Of course, January 1st would have been a more traditional day to begin, but I was implementing another new decision all day; a decision to get out there and enjoy life and all the adventures that it holds. Spooked by a poor forecast and feeling rather lethargic, I was sorely tempted to stay inside and celebrate New Years Day by fermenting in front of the fire. But given that staying inside has led to me feeling really grim lately, I decided to buck up and get out there - we were going racing! 
We got cold, a bit damp and very tired - but y'know what? I had a great time.
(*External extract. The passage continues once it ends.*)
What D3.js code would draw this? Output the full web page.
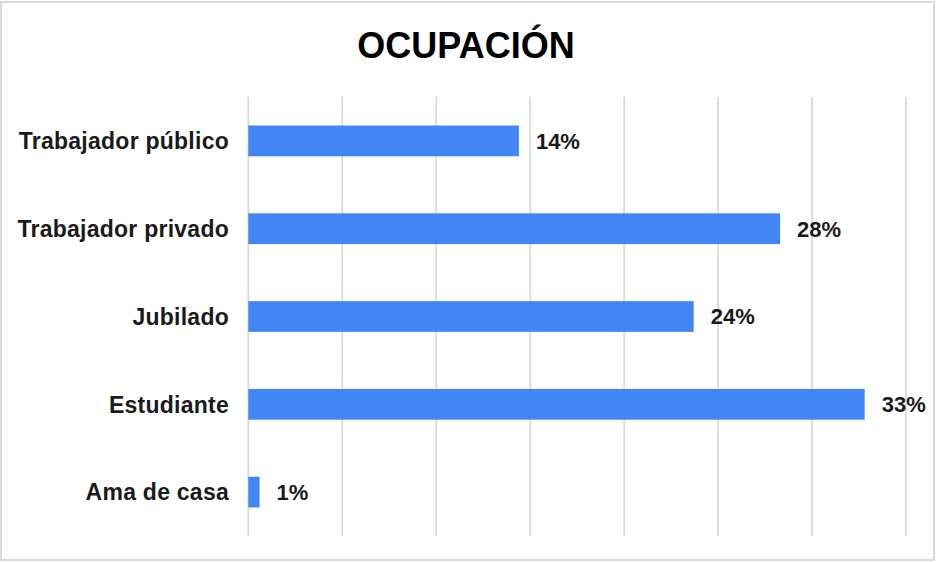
<!DOCTYPE html>
<html>
<head>
<meta charset="utf-8">
<script src="https://cdn.jsdelivr.net/npm/d3@7"></script>
<style>
  body { margin: 0; background: #fff; }
  text { font-family: "Liberation Sans", Arial, sans-serif; font-weight: bold; }
</style>
</head>
<body>
<div id="container"></div>
<script>
// data
var categories = ["Trabajador público", "Trabajador privado", "Jubilado", "Estudiante", "Ama de casa"];
var values = [0.144, 0.283, 0.237, 0.328, 0.006];
var tickValues = [0, 0.05, 0.10, 0.15, 0.20, 0.25, 0.30, 0.35];

var W = 936, H = 562;
var svg = d3.select("#container").append("svg")
	.attr("width", W)
	.attr("height", H)

// frame
svg.append("rect")
	.attr("x", 1).attr("y", 2)
	.attr("width", W - 3).attr("height", H - 4)
	.style("fill", "#fff")
	.style("stroke", "#dadada")
	.style("stroke-width", 2)

svg.append("text")
	.attr("x", 466)
	.attr("y", 58)
	.attr("text-anchor", "middle")
	.style("font-size", "36px")
	.style("fill", "#000")
	.text("OCUPACIÓN")

//define scales
var x = d3.scaleLinear()
	.domain([0, 0.35])
	.range([248.3, 906]);

var y = d3.scaleBand()
	.domain(categories)
	.range([97, 536])
	.paddingInner(0.65)
	.paddingOuter(0.325);

// gridlines
svg.append("g")
	.selectAll("line")
	.data(tickValues).enter()
	.append("line")
	.attr("x1", function(d) { return x(d); })
	.attr("x2", function(d) { return x(d); })
	.attr("y1", 97)
	.attr("y2", 536)
	.style("stroke", "#d6d6d6")
	.style("stroke-width", 1.6)

var data = categories.map(function(c, i) { return { cat: c, val: values[i] }; });
var fmt = d3.format(".0%");

svg.append("g")
	.selectAll("rect")
	.data(data).enter()
	.append("rect")
	.attr("x", x(0))
	.attr("y", function(d) { return y(d.cat); })
	.attr("width", function(d) { return x(d.val) - x(0); })
	.attr("height", y.bandwidth())
	.style("fill", "#4285f4")

// category labels
svg.append("g")
	.selectAll("text")
	.data(data).enter()
	.append("text")
	.attr("x", 229)
	.attr("y", function(d) { return y(d.cat) + y.bandwidth() / 2; })
	.attr("dy", "0.36em")
	.attr("text-anchor", "end")
	.style("font-size", "23px")
	.style("letter-spacing", "0.25px")
	.style("fill", "#1a1a1a")
	.text(function(d) { return d.cat; })

// value labels
svg.append("g")
	.selectAll("text")
	.data(data).enter()
	.append("text")
	.attr("x", function(d) { return x(d.val) + 17; })
	.attr("y", function(d) { return y(d.cat) + y.bandwidth() / 2; })
	.attr("dy", "0.36em")
	.style("font-size", "22px")
	.style("fill", "#1a1a1a")
	.text(function(d) { return fmt(d.val); })
</script>
</body>
</html>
The people were jolly, the racing was really good (if you come to know me, you'll realise that horse racing is one of my greatest loves) and just getting out in the fresh air was a relief after all the inside time that the festive season brings. Pushing myself a little pays off, and today I appreciate the chance to have a day inside. 

So, why have I started blogging under this cringey title today? Well, my story is thus; I have an eating disorder and have been in recovery for over a year now. Great progress has been made since the dark days of starvation, isolation and exercise but, as we embark on 2014, I have realised that my recovery is now stagnant. Almost weight-restored, less anxious and much more normal looking, it is tempting for me to say 'That's it, I'm done!' But I am not. By a long shot. Aside from the small amount of weight I still have to come to terms with putting on, my mind feels a very, very long way behind my body. I no longer push myself, no longer challenge myself, have neglected to take great care of myself of late, and this feeling of 'stuckness' is wearing me down. It's wearing my family and treatment team down too. So, in an effort to unstick myself, I've decided to start blogging. 

"It does not matter how slowly you go, so long as you do not stop." Confucius

I like that quote a lot, but I feel that I personally have taken my foot off the gas too much, and that has to change. I'm entering my 24th year in the world and want to make it a good one, not one controlled by ED. I hate New Years Resolutions (after all, the last one I made and stuck to ended me up here…) and endeavour not to make any, but today marks my intention to change. I shall have to be brave, I shall have to be bold, but I will find the magic.